There has been one youth moderator (15 years old) in the past. She worked really hard to be a good moderator and did quite well. She was respected by the youth group, and by the adults for her contributions. Unfortunately between school, competition archery, being a teenager, and "boys" I think her time was pretty well used up. I don't talk for the administration of AT but I'm pretty sure they'd rather have y'all enjoy and have fun instead of having to deal with taking the garbage out daily. Take it for what it's worth but how many adults are going to tell you to have fun versus do chores?


----------



## Bowhunter500

That is a very good point! With school football comin up.. along with the gf and whatnot.. it would be very hard to maintain a mod position! But that is a very good point! Thanx!


----------



## tylerolsen12

good point i didnt no that


----------



## IGluIt4U

Selil said:


> Frostbite, and Archerykid12,
> 
> There has been one youth moderator (15 years old) in the past. She worked really hard to be a good moderator and did quite well. She was respected by the youth group, and by the adults for her contributions. Unfortunately between school, competition archery, being a teenager, and "boys" I think her time was pretty well used up. I don't talk for the administration of AT but I'm pretty sure they'd rather have y'all enjoy and have fun instead of having to deal with taking the garbage out daily. Take it for what it's worth but how many adults are going to tell you to have fun versus do chores?


Selil.. be honest.. it was the boys that did her in.... :chortle: :wink: 

Yes, she did an awesome job while in service, we're sorry to see her go, but.. we also understand the urgings of a teen... :wink:

As H4E said, the mods, any of us, will help you if you have a problem, are concerned, or just have a question.
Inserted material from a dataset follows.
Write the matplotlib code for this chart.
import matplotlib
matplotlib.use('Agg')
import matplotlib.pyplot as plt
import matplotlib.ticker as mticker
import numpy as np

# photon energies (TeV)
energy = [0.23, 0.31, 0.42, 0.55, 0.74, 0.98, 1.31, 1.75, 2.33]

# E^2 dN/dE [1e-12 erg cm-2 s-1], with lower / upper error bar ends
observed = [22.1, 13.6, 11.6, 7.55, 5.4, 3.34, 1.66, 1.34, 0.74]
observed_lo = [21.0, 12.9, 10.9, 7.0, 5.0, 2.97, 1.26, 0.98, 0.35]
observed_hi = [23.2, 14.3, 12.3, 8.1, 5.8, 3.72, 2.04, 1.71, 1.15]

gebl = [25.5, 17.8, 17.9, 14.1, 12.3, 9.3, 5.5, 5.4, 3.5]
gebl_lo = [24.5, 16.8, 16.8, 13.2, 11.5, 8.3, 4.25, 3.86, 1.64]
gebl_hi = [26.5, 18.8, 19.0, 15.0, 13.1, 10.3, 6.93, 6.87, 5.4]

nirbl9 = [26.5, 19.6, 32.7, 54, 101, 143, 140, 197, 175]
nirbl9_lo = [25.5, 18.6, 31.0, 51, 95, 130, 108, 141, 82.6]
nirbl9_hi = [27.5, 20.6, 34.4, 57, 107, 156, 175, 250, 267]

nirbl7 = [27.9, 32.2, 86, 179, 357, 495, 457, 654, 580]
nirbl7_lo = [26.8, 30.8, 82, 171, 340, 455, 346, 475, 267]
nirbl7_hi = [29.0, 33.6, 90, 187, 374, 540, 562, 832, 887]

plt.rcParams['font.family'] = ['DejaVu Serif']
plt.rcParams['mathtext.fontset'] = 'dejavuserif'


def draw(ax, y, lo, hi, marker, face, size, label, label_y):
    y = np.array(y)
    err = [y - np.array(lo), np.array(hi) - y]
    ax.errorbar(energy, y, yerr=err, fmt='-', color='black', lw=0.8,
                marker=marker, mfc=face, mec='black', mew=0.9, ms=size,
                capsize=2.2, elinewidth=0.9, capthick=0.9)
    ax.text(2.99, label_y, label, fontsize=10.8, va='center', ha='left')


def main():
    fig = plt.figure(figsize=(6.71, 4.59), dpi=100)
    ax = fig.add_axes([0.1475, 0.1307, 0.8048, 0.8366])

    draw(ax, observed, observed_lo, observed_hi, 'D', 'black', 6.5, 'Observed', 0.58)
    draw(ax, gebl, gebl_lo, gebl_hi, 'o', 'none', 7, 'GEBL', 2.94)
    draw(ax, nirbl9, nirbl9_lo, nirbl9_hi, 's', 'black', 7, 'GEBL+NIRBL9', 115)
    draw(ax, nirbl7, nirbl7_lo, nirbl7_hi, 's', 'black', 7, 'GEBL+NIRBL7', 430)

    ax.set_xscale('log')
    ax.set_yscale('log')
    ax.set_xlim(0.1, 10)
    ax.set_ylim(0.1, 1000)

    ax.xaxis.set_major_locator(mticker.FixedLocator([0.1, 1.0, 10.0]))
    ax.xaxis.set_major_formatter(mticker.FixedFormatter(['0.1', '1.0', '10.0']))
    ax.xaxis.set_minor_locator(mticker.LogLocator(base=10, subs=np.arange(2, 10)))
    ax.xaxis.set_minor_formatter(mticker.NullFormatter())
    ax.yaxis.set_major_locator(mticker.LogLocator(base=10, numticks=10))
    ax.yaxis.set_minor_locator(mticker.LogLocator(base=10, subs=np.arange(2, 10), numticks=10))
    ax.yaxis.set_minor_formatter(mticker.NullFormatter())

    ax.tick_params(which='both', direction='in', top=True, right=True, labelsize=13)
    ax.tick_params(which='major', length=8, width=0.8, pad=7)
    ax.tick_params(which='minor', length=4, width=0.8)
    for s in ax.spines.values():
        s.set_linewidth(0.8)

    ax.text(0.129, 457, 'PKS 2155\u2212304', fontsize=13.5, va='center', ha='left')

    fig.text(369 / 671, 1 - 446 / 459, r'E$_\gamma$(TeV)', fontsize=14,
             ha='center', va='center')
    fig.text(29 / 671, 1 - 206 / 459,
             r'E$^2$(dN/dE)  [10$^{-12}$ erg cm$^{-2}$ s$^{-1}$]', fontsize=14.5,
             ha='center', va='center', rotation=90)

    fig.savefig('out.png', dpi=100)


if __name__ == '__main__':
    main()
Feel free to contact any of us... :wink:


----------



## Redhead Hunter

Thankyou for the protection.


----------



## IGluIt4U

Redhead Hunter said:


> Thankyou for the protection.


You're welcome. :thumb:

A note to all youth members.... Please protect yourselves as best you can. Don't send your personal information to anyone that you don't know, in person, face to face. You should not send it thru emails, pm's, pagers, whatever, to anyone, including me. I will never ask you for your name or address, or other personal information. I'll only ask for the phone of a parent or guardian, should that need arise, such as the recent giveaway and contest winners. In those cases I will speak with the parent and make sure they are comfortable with releasing that information to me, and the shipper. We ask that all respect that rule. It's actually the law.
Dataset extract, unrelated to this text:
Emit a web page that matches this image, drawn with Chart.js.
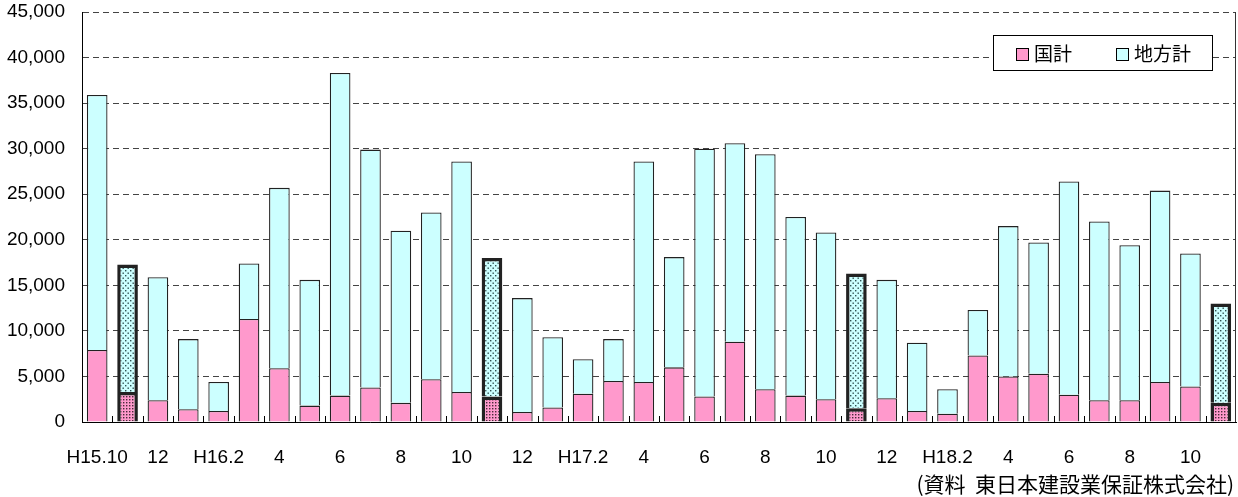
<!DOCTYPE html>
<html>
<head>
<meta charset="utf-8">
<script src="https://cdn.jsdelivr.net/npm/chart.js@4.4.1/dist/chart.umd.min.js"></script>
<style>
  html, body { margin: 0; padding: 0; background: #ffffff; }
  #wrap { width: 1238px; height: 497px; position: relative; }
</style>
</head>
<body>
<div id="wrap"><canvas id="chart" width="1238" height="497"></canvas></div>
<script>
// Monthly categories, H15.10 through H18.11
const months = [
  'H15.10','H15.11','H15.12','H16.1','H16.2','H16.3','H16.4','H16.5','H16.6','H16.7',
  'H16.8','H16.9','H16.10','H16.11','H16.12','H17.1','H17.2','H17.3','H17.4','H17.5',
  'H17.6','H17.7','H17.8','H17.9','H17.10','H17.11','H17.12','H18.1','H18.2','H18.3',
  'H18.4','H18.5','H18.6','H18.7','H18.8','H18.9','H18.10','H18.11'
];

// Axis labels shown under every other month
const tickLabels = [
  'H15.10','','12','','H16.2','','4','','6','',
  '8','','10','','12','','H17.2','','4','',
  '6','','8','','10','','12','','H18.2','',
  '4','','6','','8','','10',''
];

// 国計 (national) amounts
const national = [
  7900, 3300, 2400, 1400, 1200, 11300, 5900, 1800, 2900, 3800,
  2100, 4700, 3300, 2800, 1100, 1600, 3100, 4500, 4400, 6000,
  2800, 8800, 3600, 2900, 2500, 1500, 2600, 1200, 900, 7300,
  5000, 5300, 3000, 2400, 2400, 4400, 3900, 2100
];

// 地方計 (local) amounts, stacked on top of the national amounts
const local = [
  28000, 14000, 13500, 7700, 3200, 6100, 19800, 13800, 35400, 26100,
  18900, 18300, 25300, 15200, 12500, 7700, 3800, 4600, 24200, 12100,
  27200, 21800, 25800, 19600, 18300, 14800, 13000, 7500, 2700, 5000,
  16500, 14400, 23400, 19600, 17000, 21000, 14600, 10900
];

// Months drawn with a heavy outline and dotted fill
const emphasized = [1, 13, 25, 37];

const yTicks = [0, 5000, 10000, 15000, 20000, 25000, 30000, 35000, 40000, 45000];

const seriesNames = ['国計', '地方計'];
const PINK = '#FF99CC';
const CYAN = '#CCFFFF';

function dotPattern(bg, dot, size, stagger) {
  const c = document.createElement('canvas');
  c.width = size; c.height = size;
  const g = c.getContext('2d');
  g.fillStyle = bg;
  g.fillRect(0, 0, size, size);
  g.fillStyle = dot;
  g.fillRect(0, 0, 1.4, 1.4);
  if (stagger) g.fillRect(size / 2, size / 2, 1.4, 1.4);
  return g.createPattern(c, 'repeat');
}

const ctx = document.getElementById('chart').getContext('2d');
const pinkDots = dotPattern(PINK, '#4a2a3a', 3, false);
const cyanDots = dotPattern(CYAN, '#2f4f4f', 5, true);

const isEm = i => emphasized.includes(i);

const latinFont = "'Liberation Sans', Arial, sans-serif";
const cjkFont = "'Noto Sans CJK JP', sans-serif";

// Short inward tick marks between categories, right-hand frame
const framePlugin = {
  id: 'frame',
  afterDatasetsDraw(chart) {
    const { ctx, chartArea, scales } = chart;
    const x = scales.x;
    ctx.save();
    ctx.strokeStyle = '#000';
    ctx.lineWidth = 1;
    ctx.beginPath();
    for (let i = 0; i < months.length - 1; i++) {
      const px = Math.round((x.getPixelForValue(i) + x.getPixelForValue(i + 1)) / 2) + 0.5;
      ctx.moveTo(px, chartArea.bottom);
      ctx.lineTo(px, chartArea.bottom - 6);
    }
    ctx.stroke();
    ctx.strokeStyle = '#333';
    ctx.beginPath();
    ctx.moveTo(Math.round(chartArea.right) - 0.5, chartArea.top);
    ctx.lineTo(Math.round(chartArea.right) - 0.5, chartArea.bottom);
    ctx.stroke();
    ctx.restore();
  }
};

// Boxed legend inside the plot and the source note
const notesPlugin = {
  id: 'notes',
  afterDraw(chart) {
    const { ctx } = chart;
    ctx.save();
    const bx = 993.5, by = 35.5, bw = 219, bh = 35;
    ctx.fillStyle = '#fff';
    ctx.fillRect(bx, by, bw, bh);
    ctx.strokeStyle = '#000';
    ctx.lineWidth = 1;
    ctx.strokeRect(bx, by, bw, bh);
    const items = [
      { x: 1016, color: PINK, text: seriesNames[0] },
      { x: 1116, color: CYAN, text: seriesNames[1] }
    ];
    ctx.font = '19px ' + cjkFont;
    ctx.textBaseline = 'middle';
    ctx.textAlign = 'left';
    items.forEach(it => {
      ctx.fillStyle = it.color;
      ctx.fillRect(it.x + 0.5, 48.5, 12, 12);
      ctx.strokeStyle = '#000';
      ctx.strokeRect(it.x + 0.5, 48.5, 12, 12);
      ctx.fillStyle = '#000';
      ctx.fillText(it.text, it.x + 18, 54);
    });
    ctx.font = '21px ' + cjkFont;
    ctx.textAlign = 'right';
    ctx.textBaseline = 'middle';
    ctx.fillStyle = '#000';
    ctx.fillText('(資料  東日本建設業保証株式会社)', 1234, 484);
    ctx.restore();
  }
};

new Chart(ctx, {
  type: 'bar',
  data: {
    labels: months,
    datasets: [
      {
        label: seriesNames[0],
        data: national,
        backgroundColor: c => isEm(c.dataIndex) ? pinkDots : PINK,
        borderColor: '#222',
        borderWidth: c => isEm(c.dataIndex) ? 3.5 : 1.3,
        barPercentage: 0.68,
        categoryPercentage: 1.0
      },
      {
        label: seriesNames[1],
        data: local,
        backgroundColor: c => isEm(c.dataIndex) ? cyanDots : CYAN,
        borderColor: '#222',
        borderWidth: c => isEm(c.dataIndex) ? 3.5 : 1.3,
        barPercentage: 0.68,
        categoryPercentage: 1.0
      }
    ]
  },
  options: {
    responsive: false,
    animation: false,
    devicePixelRatio: 1,
    layout: { padding: { top: 12, right: 2, bottom: 0, left: 0 } },
    plugins: {
      legend: { display: false },
      tooltip: { enabled: false }
    },
    scales: {
      x: {
        stacked: true,
        grid: { display: false, drawTicks: false },
        border: { display: true, color: '#000', width: 1 },
        ticks: {
          autoSkip: false,
          maxRotation: 0,
          padding: 24,
          color: '#000',
          font: { family: latinFont, size: 19 },
          callback: (v, i) => tickLabels[i]
        },
        afterFit: s => { s.height = 75; s.paddingLeft = 0; s.paddingRight = 0; }
      },
      y: {
        stacked: true,
        min: 0,
        max: 45000,
        afterBuildTicks: s => { s.ticks = yTicks.map(v => ({ value: v })); },
        grid: {
          color: '#444',
          lineWidth: 1,
          drawTicks: false
        },
        border: { display: true, color: '#000', width: 1, dash: [6, 4] },
        ticks: {
          padding: 17,
          color: '#000',
          font: { family: latinFont, size: 19 },
          callback: v => v.toLocaleString('en-US')
        },
        afterFit: s => { s.width = 82; s.paddingTop = 0; s.paddingBottom = 0; }
      }
    }
  },
  plugins: [framePlugin, notesPlugin]
});
</script>
</body>
</html>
If a youth is going to send something to another youth member, get a phone call going between the two of you and exchange information that way. Just be wary.. the internet can hide one's identity, so be suspicious, and don't take any risks. Not everyone out there is an honest, trustworthy person. :wink:


----------



## Harmony

thanks AT mods and admin :wink:


----------



## b18intega

i would be a mod, i have no life so im on at all the time :wink:


----------



## Xcreekarchery1

is recordkeeper a mod? he is a great guy and an even better shooter:wink:


----------



## tylerolsen12

Xcreekarchery1 said:


> is recordkeeper a mod? he is a great guy and an even better shooter:wink:


i think rk is a mod and administrator from my talking to him he is a great guy


----------



## Xcreekarchery1

archerykid12 said:


> i think rk is a mod and administrator from my talking to him he is a great guy


yes he great. he also shot a 300 with recurve


----------



## arrow2008

Redhead Hunter said:


> Thankyou for the protection.


i agree with you


----------



## anosh

I agree with you.


----------



## steve.gonzalez

I agree with you. Thanks!


----------



## Purity02

thanks


----------



## Vovchok

very good forum. Thanks for the safety


----------



## noinoi

what is the age group for this thread? I am 16


----------